Write out the data again exactly, skipping every picture.

■ ■ ■ ■ ■ ■ ■

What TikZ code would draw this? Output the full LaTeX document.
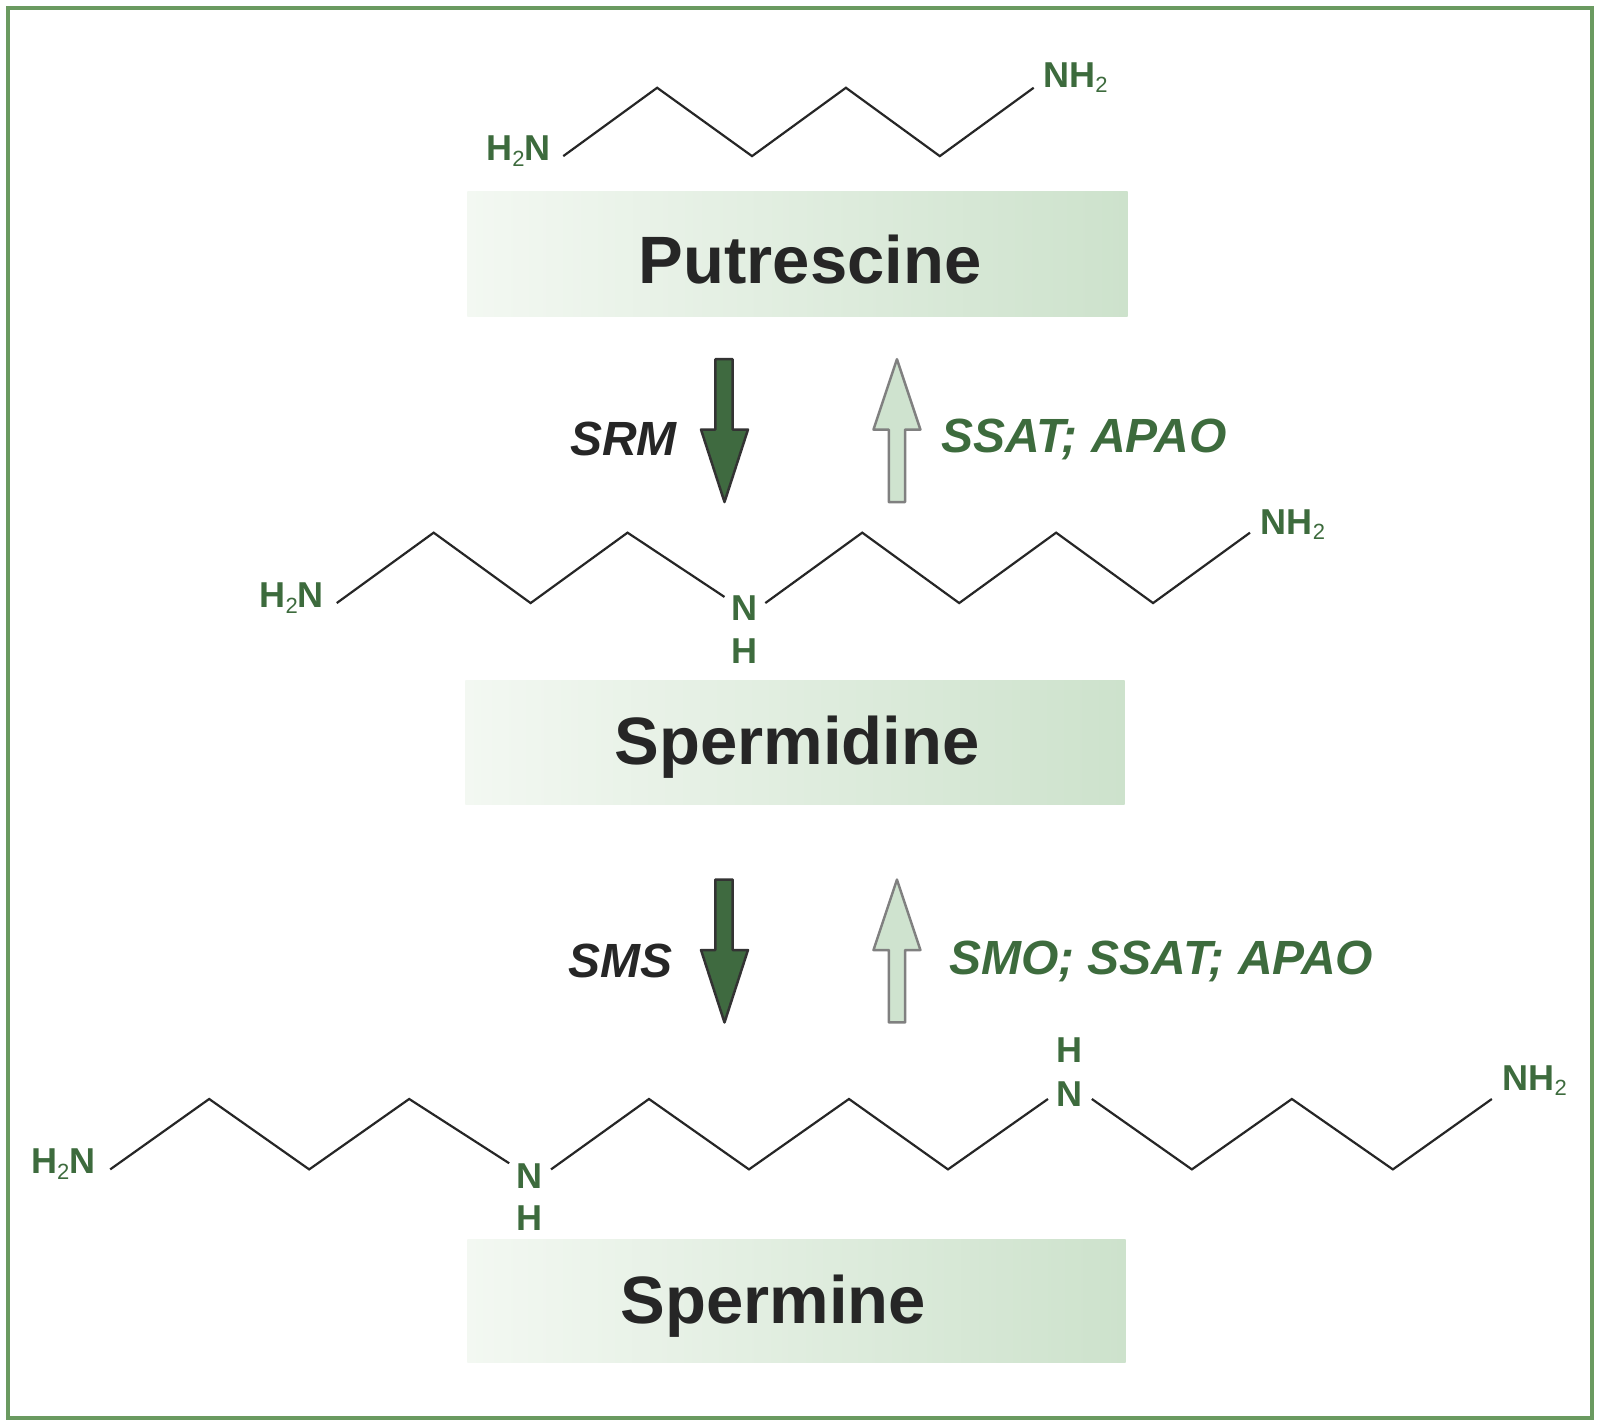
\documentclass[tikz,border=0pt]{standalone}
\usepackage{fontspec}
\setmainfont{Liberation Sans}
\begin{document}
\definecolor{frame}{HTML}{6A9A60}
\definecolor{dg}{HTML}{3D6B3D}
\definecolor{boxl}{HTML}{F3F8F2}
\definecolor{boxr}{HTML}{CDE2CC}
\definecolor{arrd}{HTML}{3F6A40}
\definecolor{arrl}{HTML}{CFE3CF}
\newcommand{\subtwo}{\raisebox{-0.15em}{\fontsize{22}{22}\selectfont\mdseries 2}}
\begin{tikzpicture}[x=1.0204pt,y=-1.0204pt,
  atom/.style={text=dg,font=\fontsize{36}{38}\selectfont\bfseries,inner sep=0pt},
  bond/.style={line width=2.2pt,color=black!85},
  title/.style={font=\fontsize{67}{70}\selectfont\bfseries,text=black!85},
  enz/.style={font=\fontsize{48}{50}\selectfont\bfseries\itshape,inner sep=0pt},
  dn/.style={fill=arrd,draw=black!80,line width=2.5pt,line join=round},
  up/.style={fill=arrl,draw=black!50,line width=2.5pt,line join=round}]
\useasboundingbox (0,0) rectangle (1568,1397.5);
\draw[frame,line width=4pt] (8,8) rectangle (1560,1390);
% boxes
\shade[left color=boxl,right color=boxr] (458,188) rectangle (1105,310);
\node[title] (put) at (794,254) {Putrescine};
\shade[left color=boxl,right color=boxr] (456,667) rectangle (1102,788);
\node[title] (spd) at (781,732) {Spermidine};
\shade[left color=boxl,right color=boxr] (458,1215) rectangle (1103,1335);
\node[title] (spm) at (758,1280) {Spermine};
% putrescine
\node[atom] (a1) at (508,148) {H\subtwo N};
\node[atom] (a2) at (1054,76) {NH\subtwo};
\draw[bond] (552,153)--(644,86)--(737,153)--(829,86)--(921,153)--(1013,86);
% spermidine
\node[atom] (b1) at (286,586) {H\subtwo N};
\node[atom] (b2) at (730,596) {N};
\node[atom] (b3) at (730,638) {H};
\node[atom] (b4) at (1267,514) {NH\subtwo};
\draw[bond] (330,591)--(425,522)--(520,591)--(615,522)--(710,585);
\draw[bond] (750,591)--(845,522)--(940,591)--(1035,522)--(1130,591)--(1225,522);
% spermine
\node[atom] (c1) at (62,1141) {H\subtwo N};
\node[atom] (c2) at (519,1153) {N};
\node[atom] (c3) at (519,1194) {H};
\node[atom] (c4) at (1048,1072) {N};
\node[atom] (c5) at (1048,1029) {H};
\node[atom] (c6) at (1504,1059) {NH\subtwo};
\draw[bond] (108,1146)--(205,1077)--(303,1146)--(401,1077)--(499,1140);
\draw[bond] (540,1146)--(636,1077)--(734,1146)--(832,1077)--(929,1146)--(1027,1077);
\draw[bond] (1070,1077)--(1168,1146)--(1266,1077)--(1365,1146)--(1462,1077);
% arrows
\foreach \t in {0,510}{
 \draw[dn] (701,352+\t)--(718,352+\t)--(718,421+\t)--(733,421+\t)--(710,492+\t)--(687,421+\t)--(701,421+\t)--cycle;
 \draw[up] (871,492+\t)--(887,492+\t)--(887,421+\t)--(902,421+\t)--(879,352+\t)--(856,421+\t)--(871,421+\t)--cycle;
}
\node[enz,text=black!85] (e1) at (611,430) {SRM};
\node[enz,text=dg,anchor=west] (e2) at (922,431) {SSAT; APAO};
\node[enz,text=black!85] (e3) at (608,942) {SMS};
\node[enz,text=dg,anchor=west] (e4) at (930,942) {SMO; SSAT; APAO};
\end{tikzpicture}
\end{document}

■ ■ ■ ■ ■ ■ ■

__Response to this task__.
What TikZ code would draw this? Output the full LaTeX document.
\documentclass[tikz,border=0pt]{standalone}
\usepackage{fontspec}
\setmainfont{Liberation Sans}
\begin{document}
\definecolor{frame}{HTML}{6A9A60}
\definecolor{dg}{HTML}{3D6B3D}
\definecolor{boxl}{HTML}{F3F8F2}
\definecolor{boxr}{HTML}{CDE2CC}
\definecolor{arrd}{HTML}{3F6A40}
\definecolor{arrl}{HTML}{CFE3CF}
\newcommand{\subtwo}{\raisebox{-0.15em}{\fontsize{22}{22}\selectfont\mdseries 2}}
\begin{tikzpicture}[x=1.0204pt,y=-1.0204pt,
  atom/.style={text=dg,font=\fontsize{36}{38}\selectfont\bfseries,inner sep=0pt},
  bond/.style={line width=2.2pt,color=black!85},
  title/.style={font=\fontsize{67}{70}\selectfont\bfseries,text=black!85},
  enz/.style={font=\fontsize{48}{50}\selectfont\bfseries\itshape,inner sep=0pt},
  dn/.style={fill=arrd,draw=black!80,line width=2.5pt,line join=round},
  up/.style={fill=arrl,draw=black!50,line width=2.5pt,line join=round}]
\useasboundingbox (0,0) rectangle (1568,1397.5);
\draw[frame,line width=4pt] (8,8) rectangle (1560,1390);
% boxes
\shade[left color=boxl,right color=boxr] (458,188) rectangle (1105,310);
\node[title] (put) at (794,254) {Putrescine};
\shade[left color=boxl,right color=boxr] (456,667) rectangle (1102,788);
\node[title] (spd) at (781,732) {Spermidine};
\shade[left color=boxl,right color=boxr] (458,1215) rectangle (1103,1335);
\node[title] (spm) at (758,1280) {Spermine};
% putrescine
\node[atom] (a1) at (508,148) {H\subtwo N};
\node[atom] (a2) at (1054,76) {NH\subtwo};
\draw[bond] (552,153)--(644,86)--(737,153)--(829,86)--(921,153)--(1013,86);
% spermidine
\node[atom] (b1) at (286,586) {H\subtwo N};
\node[atom] (b2) at (730,596) {N};
\node[atom] (b3) at (730,638) {H};
\node[atom] (b4) at (1267,514) {NH\subtwo};
\draw[bond] (330,591)--(425,522)--(520,591)--(615,522)--(710,585);
\draw[bond] (750,591)--(845,522)--(940,591)--(1035,522)--(1130,591)--(1225,522);
% spermine
\node[atom] (c1) at (62,1141) {H\subtwo N};
\node[atom] (c2) at (519,1153) {N};
\node[atom] (c3) at (519,1194) {H};
\node[atom] (c4) at (1048,1072) {N};
\node[atom] (c5) at (1048,1029) {H};
\node[atom] (c6) at (1504,1059) {NH\subtwo};
\draw[bond] (108,1146)--(205,1077)--(303,1146)--(401,1077)--(499,1140);
\draw[bond] (540,1146)--(636,1077)--(734,1146)--(832,1077)--(929,1146)--(1027,1077);
\draw[bond] (1070,1077)--(1168,1146)--(1266,1077)--(1365,1146)--(1462,1077);
% arrows
\foreach \t in {0,510}{
 \draw[dn] (701,352+\t)--(718,352+\t)--(718,421+\t)--(733,421+\t)--(710,492+\t)--(687,421+\t)--(701,421+\t)--cycle;
 \draw[up] (871,492+\t)--(887,492+\t)--(887,421+\t)--(902,421+\t)--(879,352+\t)--(856,421+\t)--(871,421+\t)--cycle;
}
\node[enz,text=black!85] (e1) at (611,430) {SRM};
\node[enz,text=dg,anchor=west] (e2) at (922,431) {SSAT; APAO};
\node[enz,text=black!85] (e3) at (608,942) {SMS};
\node[enz,text=dg,anchor=west] (e4) at (930,942) {SMO; SSAT; APAO};
\end{tikzpicture}
\end{document}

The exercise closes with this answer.